Then post the content of stdout here. By looking at the output I may be able to see what's causing the issue.

Also, please don't post urls that contain localhost (like your http://localhost:4000/2022/09/30/c-panic/). Those urls are only accessible on your own machine.

I've already tried console.log. When it is added before pandocRenderer, it prints to stdout. But when it is added in pandocRenderer, it does not print anything, even when refreshing the blog page. I suspect that the output is printed elsewhere.

By the way, the URL http://localhost:4000/2022/09/30/c-panic/ was posted to indicate the source blog post of the screenshot. It is useful if you (or someone else) clone my blog repo and hexo g && hexo s to reproduce the problem.

I accidentally found that the re-rendering of a blog post can only be triggered by pressing ctrl+s in the post in vscode, and the tabs in the re-rendered posts are perfectly preserved. Do you have any suggestions about re-rendering all blog posts without discarding the deployment history?

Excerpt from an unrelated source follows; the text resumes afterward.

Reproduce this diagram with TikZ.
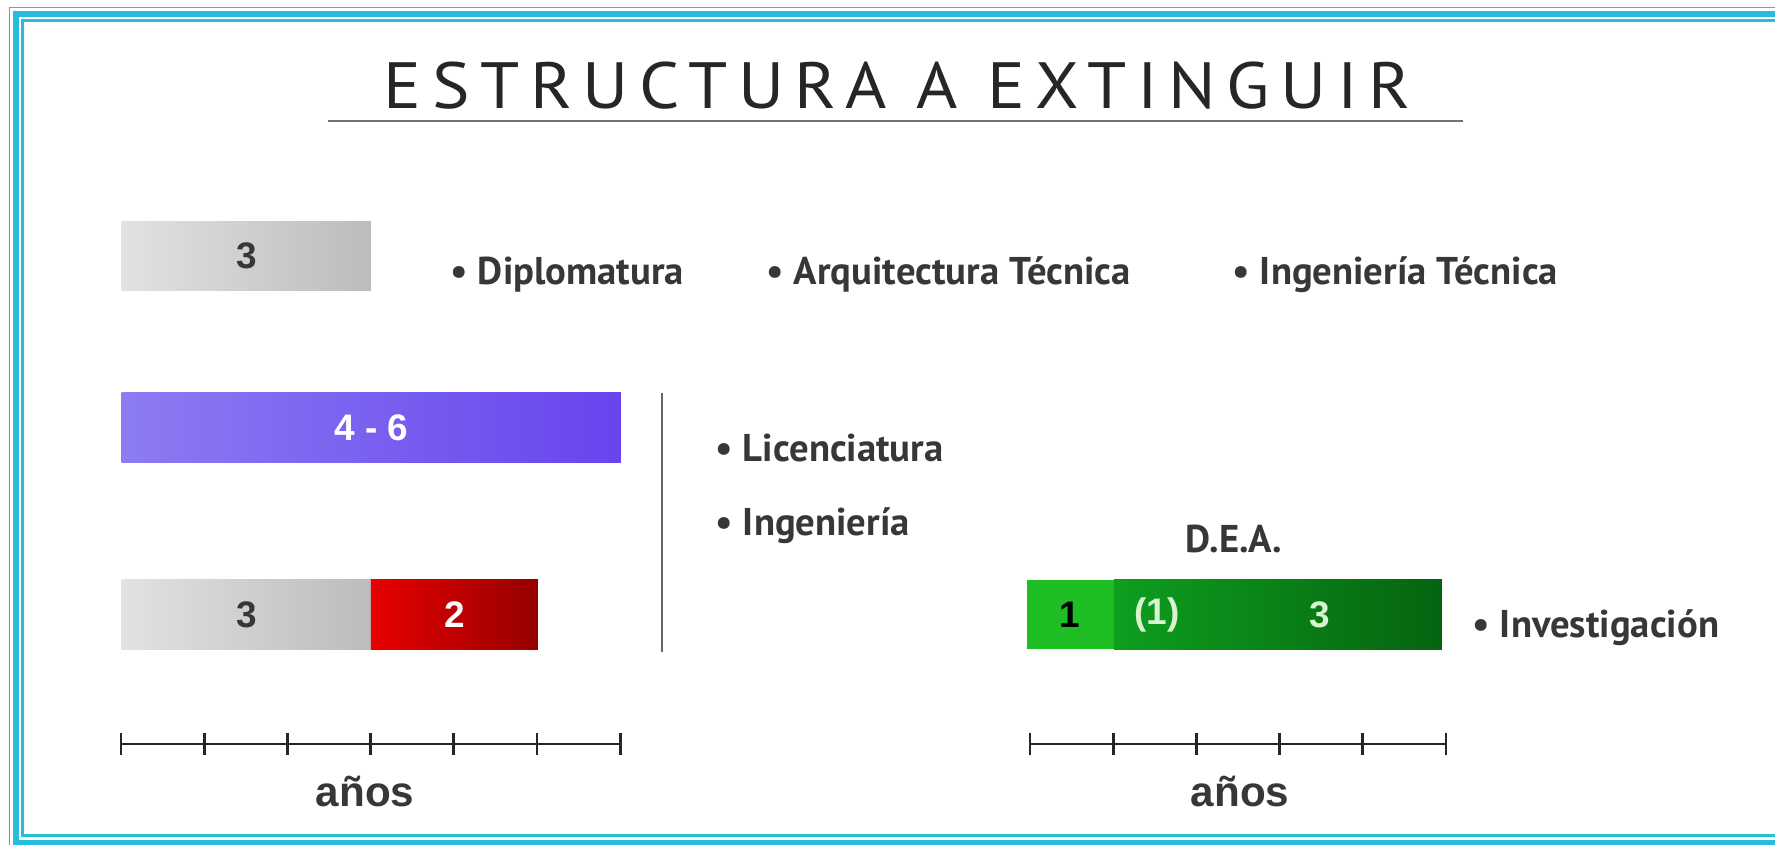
\documentclass[tikz,border=0pt]{standalone}
\usepackage{fontspec}
\setmainfont{PT Sans}
\newfontfamily\barfont{Liberation Sans}
\usetikzlibrary{calc,positioning}

\definecolor{frame}{RGB}{38,188,222}
\definecolor{txt}{RGB}{55,55,55}
\definecolor{greyL}{RGB}{226,226,226}
\definecolor{greyR}{RGB}{188,188,188}
\definecolor{lilaL}{RGB}{140,124,242}
\definecolor{lilaR}{RGB}{104,68,238}
\definecolor{redL}{RGB}{232,0,0}
\definecolor{redR}{RGB}{150,0,0}
\definecolor{greenA}{RGB}{30,190,36}
\definecolor{greenL}{RGB}{14,158,30}
\definecolor{greenR}{RGB}{5,100,16}
\definecolor{greenT}{RGB}{214,245,206}

\begin{document}
\begin{tikzpicture}[x=0.01cm,y=-0.01cm,
  bar/.style={anchor=west,minimum height=0.69cm,inner sep=0pt,
    font=\barfont\bfseries\fontsize{10.5}{12}\selectfont},
  item/.style={anchor=base west,inner sep=0pt,text=txt,
    font=\bfseries\fontsize{11}{13}\selectfont},
  axis/.style={line width=0.8pt,black!85}]
\useasboundingbox (0,0) rectangle (1775,844);
\begin{scope}
\clip (0,0) rectangle (1775,844);
% frame
\draw[frame,line width=0.45pt] (9.5,7.5) rectangle (1795,852);
\draw[frame,line width=1.7pt] (16,14) rectangle (1788,843);
\draw[frame,line width=0.6pt] (22.5,20.5) rectangle (1781,835.5);
\end{scope}

% title
\node[anchor=base,text=black!85,xscale=1.08,
  font=\addfontfeature{LetterSpace=15}\fontsize{18.6}{22}\selectfont]
  (title) at (897,108) {ESTRUCTURA A EXTINGUIR};
\draw[black!55,line width=0.6pt] (328,121) -- (1463,121);

% bars
\node[bar,minimum width=2.49cm,left color=greyL,right color=greyR,text=txt]
  (dip) at (121,256) {3};
\node[bar,minimum width=4.99cm,left color=lilaL,right color=lilaR,text=white]
  (lic) at (121,427.5) {4 - 6};
\node[bar,minimum width=2.49cm,left color=greyL,right color=greyR,text=txt]
  (ing1) at (121,614.5) {3};
\node[bar,minimum width=1.67cm,left color=redL,right color=redR,text=white,
  right=-0.4pt of ing1] (ing2) {2};
\node[bar,minimum width=0.87cm,fill=greenA,text=black]
  (inv1) at (1026,614.5) {1};
\node[bar,minimum width=3.28cm,left color=greenL,right color=greenR,
  right=-0.4pt of inv1] (inv2) {};
\node[bar,anchor=center,text=greenT] (dea1) at (1157,614.5) {(1)};
\node[bar,anchor=center,text=greenT] (dea3) at (1320,614.5) {3};

\draw[black!60,line width=0.6pt] (662,393) -- (662,652);

% labels
\node[item] (t1) at (450,284) {• Diplomatura};
\node[item] (t2) at (766,284) {• Arquitectura Técnica};
\node[item] (t3) at (1232,284) {• Ingeniería Técnica};
\node[item] (t4) at (715,461) {• Licenciatura};
\node[item] (t5) at (715,535) {• Ingeniería};
\node[item,anchor=base] (dea) at (1234,552) {D.E.A.};
\node[item] (t6) at (1472,637) {• Investigación};

% axes
\coordinate (ax1) at (121,744);
\coordinate (ax2) at (1030,744);
\draw[axis] (ax1) -- ++(499,0);
\foreach \i in {0,...,6}
  \draw[axis] ($(ax1)+(\i*83.2,-11)$) -- ++(0,22);
\draw[axis] (ax2) -- ++(416,0);
\foreach \i in {0,...,5}
  \draw[axis] ($(ax2)+(\i*83.2,-11)$) -- ++(0,22);
\node[anchor=base,text=txt,font=\barfont\bfseries\fontsize{12}{14}\selectfont]
  (anos1) at (365,806) {años};
\node[anchor=base,text=txt,font=\barfont\bfseries\fontsize{12}{14}\selectfont]
  (anos2) at (1240,806) {años};
\end{tikzpicture}
\end{document}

Do you have any suggestions about re-rendering all blog posts without discarding the deployment history?

I accidentally found that hexo clean && hexo g works fine.

In conclusion, a solution to this issue is disabling the highlight of hexo and passing --preserve-tabs to pandoc:

highlight:
  enable: false
pandoc:
  extra:
    - preserve-tabs:  # note this colon!!

And then hexo clean && hexo g and optionally hexo s or hexo d to make the changes take effect. This works for hexo-theme-tree I use out-of-the-box, i.e., there is no need to remove highlight-related code, and the theme can still highlight the tabs-preserved code blocks outputted by pandoc.

Thank you for your attention!